「教えるということ」 2024.9月
自分が弟子だった頃は、兄弟弟子たちと切磋琢磨しながら、時に厳しく、時に楽しくやってきた。独り立ちして4年間、一人で必死にやってきた。新しく広い店舗に移ることにしたのは、スタッフと意見やアイデアを出し合いながら多くの患者さんを治療し、共に向上していきたいと思ったからだ。
そんな時看護師として病院に勤務しながら、休日にマッサージを学びたいという人が現れた。彼女は入院病棟の看護師で患者と接する中で手足を擦ったりすることも医療の一つと考え、この学びがきっと将来何かに役立つと信じていた。
私自身も自分のスタイルが治療なのかリラクゼーションなのか自問することになった。私は治せる治療家になりたいと思っている。ビッグマッサーに行けば何とかしてくれる。期待してもらえる人間になりたい。マッサージや整体などの徒手療法は、最初は痛みを取ることが目的になるので入り口は治療のことが多い。しかし何度か通っているうちに痛みがなくなり、いつしかリラクゼーションに変わっていく。人は誰しも気持ち良さを味わいたいものだ。痛みを感じている段階では少なからず痛みも伴うが、その痛みが徐々に薄れるに連れて安堵感や幸福感を味わうことになる。私は治療かリラクゼーションかを区別せずマッサージの本当の気持ちよさを味わって欲しいと考えている。

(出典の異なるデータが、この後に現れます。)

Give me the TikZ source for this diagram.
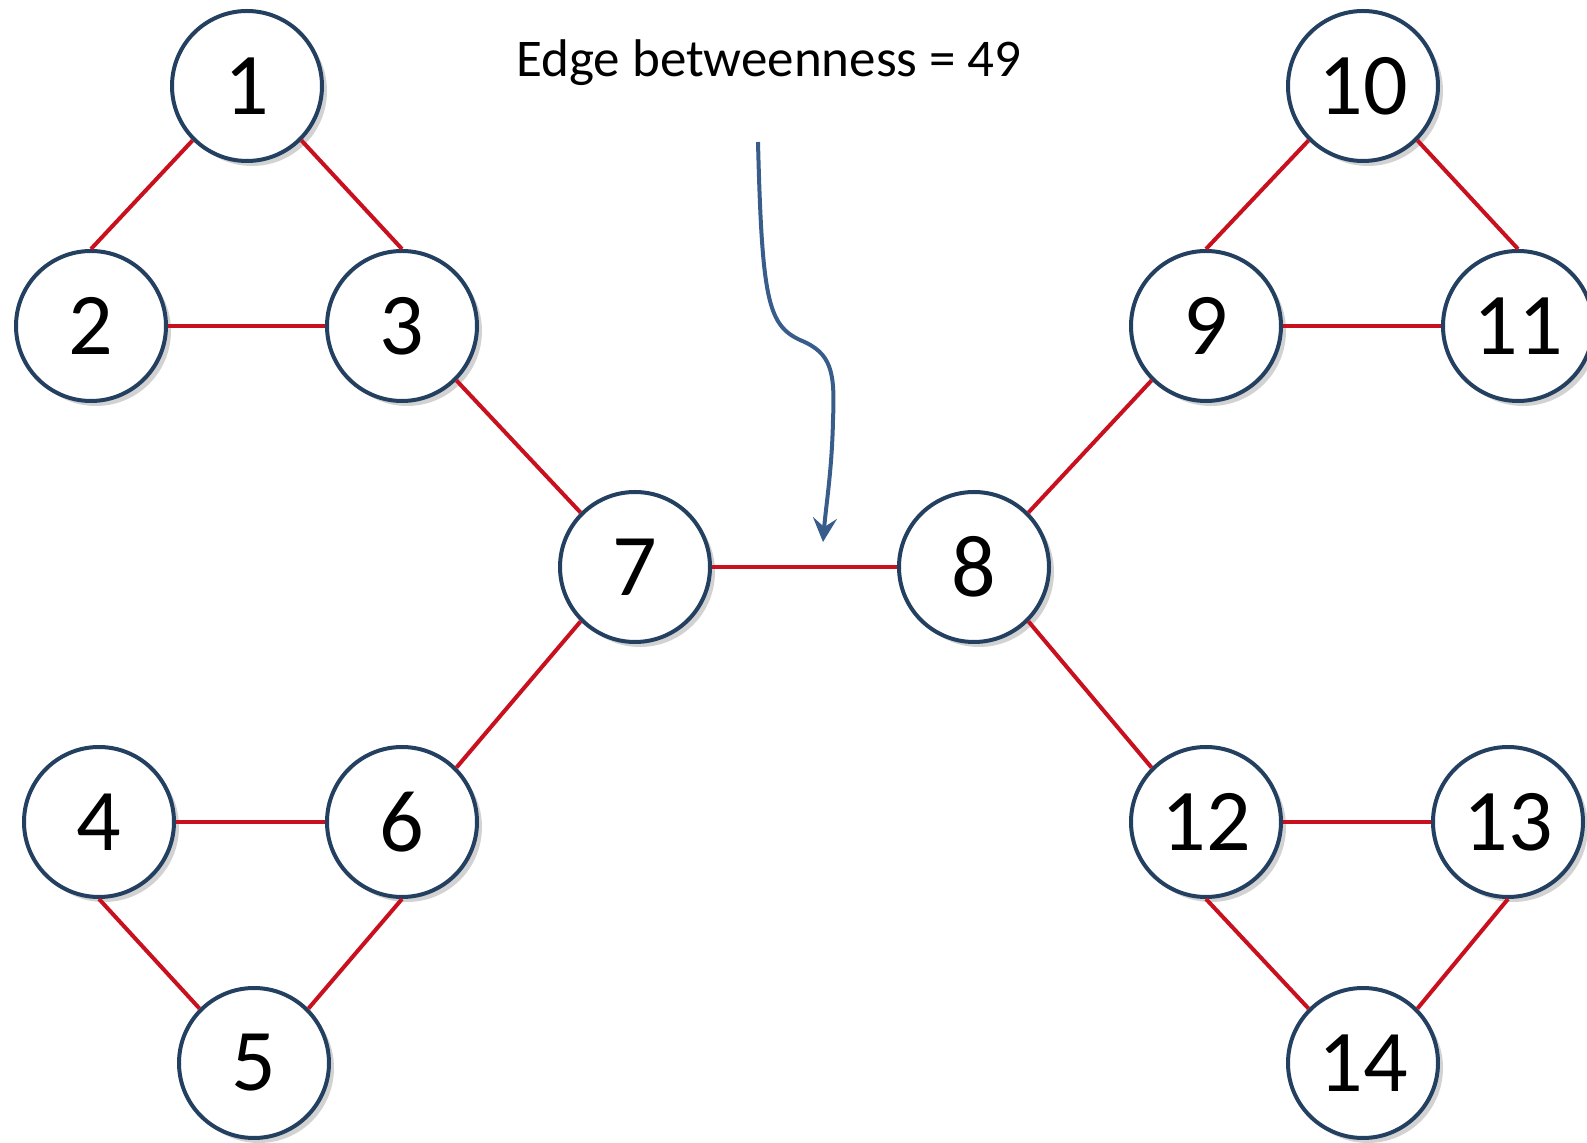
\documentclass[tikz,border=0pt]{standalone}
\usepackage{fontspec}
\setmainfont{Carlito}
\usetikzlibrary{arrows.meta,shadows}

\definecolor{ringblue}{RGB}{36,64,97}
\definecolor{edgered}{RGB}{200,16,30}
\definecolor{arrowblue}{RGB}{56,93,138}

% numbers sit a little below the centre of the ring
\newcommand{\vlabel}[1]{\raisebox{-4pt}{#1}}

\begin{document}
\begin{tikzpicture}[x=0.5pt, y=-0.5pt,
        vertex/.style={circle, draw=ringblue, line width=2pt, fill=white,
            minimum size=75pt, inner sep=0pt, font=\fontsize{44}{44}\selectfont,
            drop shadow={shadow xshift=2.5pt, shadow yshift=-2.5pt, opacity=.25, fill=black!70}},
        link/.style={edgered, line width=2pt},
        pointer/.style={arrowblue, line width=2pt, -{Stealth[length=12pt, width=12pt, inset=4.5pt]}}]
        \useasboundingbox (0,0) rectangle (1587,1143);

        % left side
        \draw (247,86) node[vertex] (1) {\vlabel{1}};
        \draw (91,326) node[vertex] (2) {\vlabel{2}};
        \draw (402,326) node[vertex] (3) {\vlabel{3}};
        \draw (99,822) node[vertex] (4) {\vlabel{4}};
        \draw (254,1063) node[vertex] (5) {\vlabel{5}};
        \draw (402,822) node[vertex] (6) {\vlabel{6}};
        \draw (635,567) node[vertex] (7) {\vlabel{7}};

        % right side
        \draw (974,567) node[vertex] (8) {\vlabel{8}};
        \draw (1206,326) node[vertex] (9) {\vlabel{9}};
        \draw (1363,86) node[vertex] (10) {\vlabel{10}};
        \draw (1518,326) node[vertex] (11) {\vlabel{11}};
        \draw (1206,822) node[vertex] (12) {\vlabel{12}};
        \draw (1508,822) node[vertex] (13) {\vlabel{13}};
        \draw (1363,1063) node[vertex] (14) {\vlabel{14}};

        \draw[link] (1.south west) -- (2.north);
        \draw[link] (1.south east) -- (3.north);
        \draw[link] (2) -- (3);
        \draw[link] (3.south east) -- (7.north west);
        \draw[link] (4) -- (6);
        \draw[link] (4.south) -- (5.north west);
        \draw[link] (6.south) -- (5.north east);
        \draw[link] (6.north east) -- (7.south west);
        \draw[link] (7) -- (8);
        \draw[link] (8.north east) -- (9.south west);
        \draw[link] (9.north) -- (10.south west);
        \draw[link] (10.south east) -- (11.north);
        \draw[link] (9) -- (11);
        \draw[link] (8.south east) -- (12.north west);
        \draw[link] (12) -- (13);
        \draw[link] (12.south) -- (14.north west);
        \draw[link] (13.south) -- (14.north east);

        % bridge annotation
        \node (title) at (769,63) {\fontsize{26.5}{30}\selectfont Edge betweenness = 49};
        \coordinate (tail) at (758,142);
        \coordinate (tip) at (823,542);
        \draw[pointer] (tail) .. controls (762,300) and (768,325) .. (800,340)
            .. controls (832,353) and (835,372) .. (833,420)
            .. controls (832,470) and (826,505) .. (tip);
    \end{tikzpicture}
\end{document}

マッサージの押す順番、回数、角度と基本的なことを最初に教えて形にすることまではできるが、重要なのは、押し方ではなく、なぜそこを押すのかということを説明できることだ。揉む方法は自由でいい。本質は解剖学の中にある。だから勉強が必要なのだ。給料を払ってモノになるまで真剣に教えていると自分がどうやってここまで来たのかを振り返る。早く一人前になって自由になる。自由というのは、何の不安もなく自分の裁量で自由に施術ができるようになることだ。その域に達したいという野心が自分を駆り立てていた。人を雇ってみて初めて気付いたことだ。